Exhibition displays a grim picture

Collegian Arts Writer

Two words in the comment book summed it all up.

"A warning."

This grim and silent reminder echoed the larger message in an exhibit of photos from the Warsaw Ghetto. The exhibit, on loan from the Smithsonian Institution, will run until March 4 in the HUB Formal Gallery.

-- -- --

Before the Holocaust, there were 386,000 Jews in Warsaw. But the brutal German invasion and occupation of Poland brought tragedy most thought impossible.

After the fall of Poland, the Nazi conquerers began rounding up Jews. In Nov. 1940, the Warsaw Ghetto was sealed off behind barbed wire and concrete.

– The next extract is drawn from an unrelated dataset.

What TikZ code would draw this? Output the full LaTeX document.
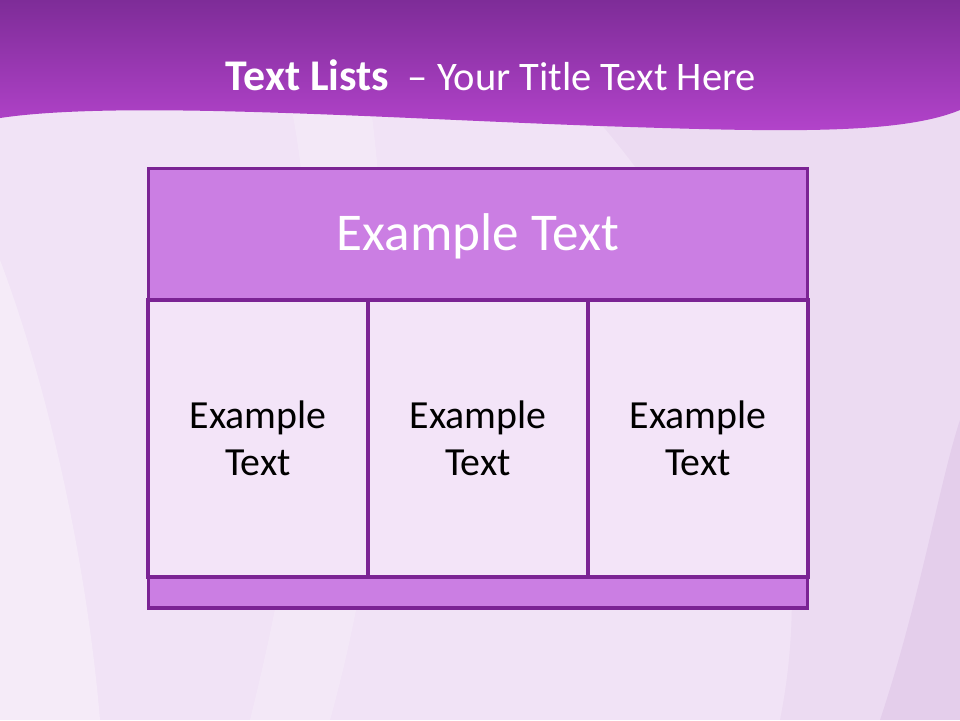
\documentclass[tikz,border=0pt]{standalone}
\usepackage{fontspec}
\setmainfont{Carlito}
\usepackage{xcolor}
\usetikzlibrary{positioning}

\definecolor{bgLight}{HTML}{F1E3F6}
\definecolor{bandTop}{HTML}{7E2C98}
\definecolor{bandBot}{HTML}{B444CC}
\definecolor{headFill}{HTML}{CB7EE3}
\definecolor{cellFill}{HTML}{F3E4F8}
\definecolor{edgeCol}{HTML}{7B2394}

\tikzset{
  tablebox/.style={draw=edgeCol, line width=2.3pt, inner sep=0pt, outer sep=0pt},
  headbox/.style={tablebox, fill=headFill, minimum width=17.46cm, minimum height=3.49cm,
    text=white, font=\fontsize{40}{48}\selectfont},
  cellbox/.style={tablebox, fill=cellFill, minimum width=5.82cm, minimum height=7.33cm,
    align=center, font=\fontsize{30}{35}\selectfont},
  footbox/.style={tablebox, fill=headFill, minimum width=17.46cm, minimum height=0.82cm}
}

\begin{document}
\begin{tikzpicture}[x=0.026458cm, y=-0.026458cm]
    \useasboundingbox (0,0) rectangle (960,720);

    % Background
    \fill[bgLight] (0,0) rectangle (960,720);
    \fill[white, opacity=0.3] (0,260) .. controls (60,420) and (90,600) .. (100,720) -- (0,720) -- cycle;
    \fill[white, opacity=0.2] (250,720) .. controls (300,520) and (330,300) .. (290,100)
        -- (370,100) .. controls (400,330) and (380,540) .. (330,720) -- cycle;
    \fill[edgeCol, opacity=0.04] (580,100) .. controls (760,300) and (820,520) .. (780,720) -- (960,720) -- (960,100) -- cycle;
    \fill[edgeCol, opacity=0.07] (880,720) .. controls (920,600) and (940,480) .. (960,420) -- (960,720) -- cycle;

    % Title band
    \shade[top color=bandTop, bottom color=bandBot]
        (0,0) -- (960,0) -- (960,110)
        .. controls (900,135) and (780,132) .. (600,126)
        .. controls (380,118) and (120,100) .. (0,118) -- cycle;
    \node[text=white, font=\fontsize{30.5}{36}\selectfont] (title) at (491,75)
        {\textbf{\fontsize{33}{38}\selectfont Text Lists}\ \ -- Your Title Text Here};

    % Table
    \node[headbox] (head) at (478,234) {};
    \node[text=white, font=\fontsize{40}{48}\selectfont] (headtext) at (478,236) {Example Text};
    \node[cellbox] (cellA) at (258,438.5) {Example\\Text};
    \node[cellbox] (cellB) at (478,438.5) {Example\\Text};
    \node[cellbox] (cellC) at (698,438.5) {Example\\Text};
    \node[footbox] (foot) at (478,592.5) {};

\end{tikzpicture}
\end{document}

By June, the Nazis had crammed almost 1.5 million Polish Jews into a 16 square block area.

-- -- --

A simple black band -- reminiscent of a mourning band -- wraps around the room; it brings a somber tone. The patrons of the exhibit whisper in hushed tones -- no one talks out loud.

The exhibit of 129 photos is painfully powerful. Shock and horror cross the faces of onlookers.

"People get quiet," said Ann Shields, head of the HUB and Kern Building art galleries. Shields said one woman even left the exhibit, saying to Shields that she couldn't talk about what she had seen.

-- -- --

But one German soldier's photos speak volumes about what he saw in the ghettos.

On Sept. 19, 1941, Heinz Jost, an off-duty German soldier, took 129 photos of everyday life behind the barbed wire and brick walls. He spared nothing as his camera captured the desperate eyes and hollow corpses of the doomed thousands.

Jost's photos teem with street vendors, burial carts, the naked stick-thin dead and the crush of humanity within Warsaw's walls.

He never brought the pictures to light until near his death when he turned them over to the German magazine Stern. Now they form this traveling exhibit.

Today, these photos surround onlookers, never letting them escape their message.

-- -- --

A young woman's eyes stare out of the first photo. They do not let onlookers escape her gaze. She is wearing a tattered dress; starvation shows in her dirt-smudged face. Nearby, black and white pedestrians walk unconcerned.

"It touched me," Shields said about the photo. "While we might not be experiencing the Holocaust, we still have vestiges -- Somalia, Bosnia, the homeless."

The graphic nature of the exhibit can evoke deep emotion.

"What's really gripping, what's really upsetting, is that this man really captured this period in history," said State College resident Margie Heyd.

Jost captured the horrifying aspects of ghetto life, Heyd said.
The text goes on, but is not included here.